[][src]Crate kmeans_colors

Calculate the k-means of a set of data.

Overview

This crate provides traits for calculating and implementing a k-means clustering algorithm. The original implementation of this library was created for finding k-means colors in image buffers. Applications of crate functionality can be seen on the README page.

When using the library, set default-features = false in the Cargo.toml to avoid bringing in the binary dependencies. If working with colors, implementations have been provided for the palette Lab and Srgb color types behind the palette_color feature.

The binary located in src/bin/kmeans_colors shows examples of crate functionality.

The Calculate trait

k-means calculations can be provided for other data types by implementing the Calculate trait. See the Lab and Srgb implementations in kmeans.rs for examples.

Calculating k-means with palette_color

The palette_color feature provides implementations of the Calculate trait for the Lab color space and Srgb color space. Each space has advantages and drawbacks due to the characteristics of the color space.

The Lab calculation produces more perceptually accurate results at a slightly slower runtime. Srgb calculation will converge faster than Lab but the results may not visually correlate as well to the original image. Overall, properly converged results should not differ that drastically except at lower k counts. At k=1, the average color of an image, results should match almost exactly.

Note: If k-means calculation is taking too long, try scaling down the image size. A full-size image is not required for calculating the color palette or dominant color.

Calculating k-means

A basic workflow consists of reading a pixel buffer in, converting it into a flat array, then using that array with the k-means functions. The following example converts an array of u8 into Lab colors then finds the k-means.

use palette::{Lab, Pixel, Srgb};
use kmeans_colors::{get_kmeans, Calculate, Kmeans, MapColor, Sort};

// An image buffer of one black pixel and one white pixel
let img_vec = [0u8, 0, 0, 255, 255, 255];

// Convert RGB [u8] buffer to Lab for k-means
let lab: Vec<Lab> = Srgb::from_raw_slice(&img_vec)
    .iter()
    .map(|x| x.into_format().into())
    .collect();

// Iterate over the runs, keep the best results
let mut result = Kmeans::new();
(0..runs).for_each(|i| {
    let run_result = get_kmeans(
        k,
        max_iter,
        converge,
        verbose,
        &lab,
        seed + i as u64,
    );
    if run_result.score < result.score {
        result = run_result;
    }
});

// Convert indexed colors back to Srgb<u8> for output
let rgb = &result.centroids
    .iter()
    .map(|x| Srgb::from(*x).into_format())
    .collect::<Vec<Srgb<u8>>>();
let buffer = Srgb::map_indices_to_centroids(&rgb, &result.indices);

Because the initial seeds are random, the k-means calculation should be run multiple times in order to assure that the best result has been found.

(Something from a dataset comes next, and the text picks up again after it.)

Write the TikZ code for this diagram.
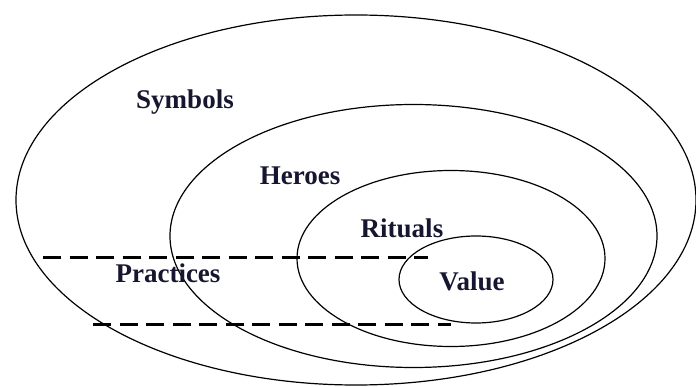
\documentclass[tikz,border=0pt]{standalone}
\usepackage{fontspec}
\setmainfont{Liberation Serif}
\definecolor{txtcol}{RGB}{22,22,48}
\begin{document}
\begin{tikzpicture}[x=1pt,y=-1pt,
  ring/.style={draw=black,line width=1.2pt},
  lbl/.style={font=\fontsize{27}{30}\selectfont\bfseries,text=txtcol,inner sep=0pt},
  dashline/.style={draw=black,line width=3pt,dash pattern=on 18pt off 8.5pt}]
\useasboundingbox (0,0) rectangle (696,387);
\draw[ring] (356,200) ellipse [x radius=340,y radius=185];
\draw[ring] (413.5,236) ellipse [x radius=243.5,y radius=131.5];
\draw[ring] (451,258.5) ellipse [x radius=154,y radius=88];
\draw[ring] (476,279.5) ellipse [x radius=77,y radius=43.5];
\coordinate (d1a) at (43,258);
\coordinate (d1b) at (428,258);
\coordinate (d2a) at (93,324);
\coordinate (d2b) at (451,324);
\draw[dashline] (d1a) -- (d1b);
\draw[dashline] (d2a) -- (d2b);
\node[lbl] (symbols) at (185,102) {Symbols};
\node[lbl] (heroes) at (300,176) {Heroes};
\node[lbl] (rituals) at (402,228) {Rituals};
\node[lbl] (practices) at (168,273) {Practices};
\node[lbl] (value) at (472,281) {Value};
\end{tikzpicture}
\end{document}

The algorithm may find itself in local minima that is not the optimal result. This is especially true for Lab but Srgb may only need one run.

The binary uses 8 as the default k. The iteration limit is set to 20, RGB usually converges in under 10 iterations depending on the k. The convergence factor defaults to 10.0 for Lab and 0.0025 for Srgb. The number of runs defaults to 3 for one of the binary subcommands. Through testing, these numbers were found to be an adequate trade-off between performance and accuracy. If the results do not appear correct, raise the iteration limit as convergence was probably not met.

Getting the dominant color

After k-means calculation, the dominant color can be found by sorting the results and taking the centroid of the first item. The sort_indexed_colors function sorts the colors from darkest to lightest and returns an array of CentroidData.

use kmeans_colors::Sort;

// Using the results from the previous example, process the centroid data
let mut res = Lab::sort_indexed_colors(&result.centroids, &result.indices);

// We can find the dominant color directly
let dominant_color = Lab::get_dominant_color(&res);

// Or we can manually sort the vec by percentage, and the most appearing
// color will be the first element
res.sort_unstable_by(|a, b| (b.percentage).partial_cmp(&a.percentage).unwrap());
let dominant_color = res.first().unwrap().centroid;

Structs

CentroidData

A struct containing a centroid, its percentage within a buffer, and the centroid's index.

Kmeans

Result of k-means calculation with convergence score, centroids, and indexed buffer.

Traits

Calculate

A trait for enabling k-means calculation of a data type.

MapColor

A trait for mapping colors to their corresponding centroids.

Sort

A trait for sorting indexed k-means colors.

Functions

get_kmeans

Find the k-means centroids of a buffer.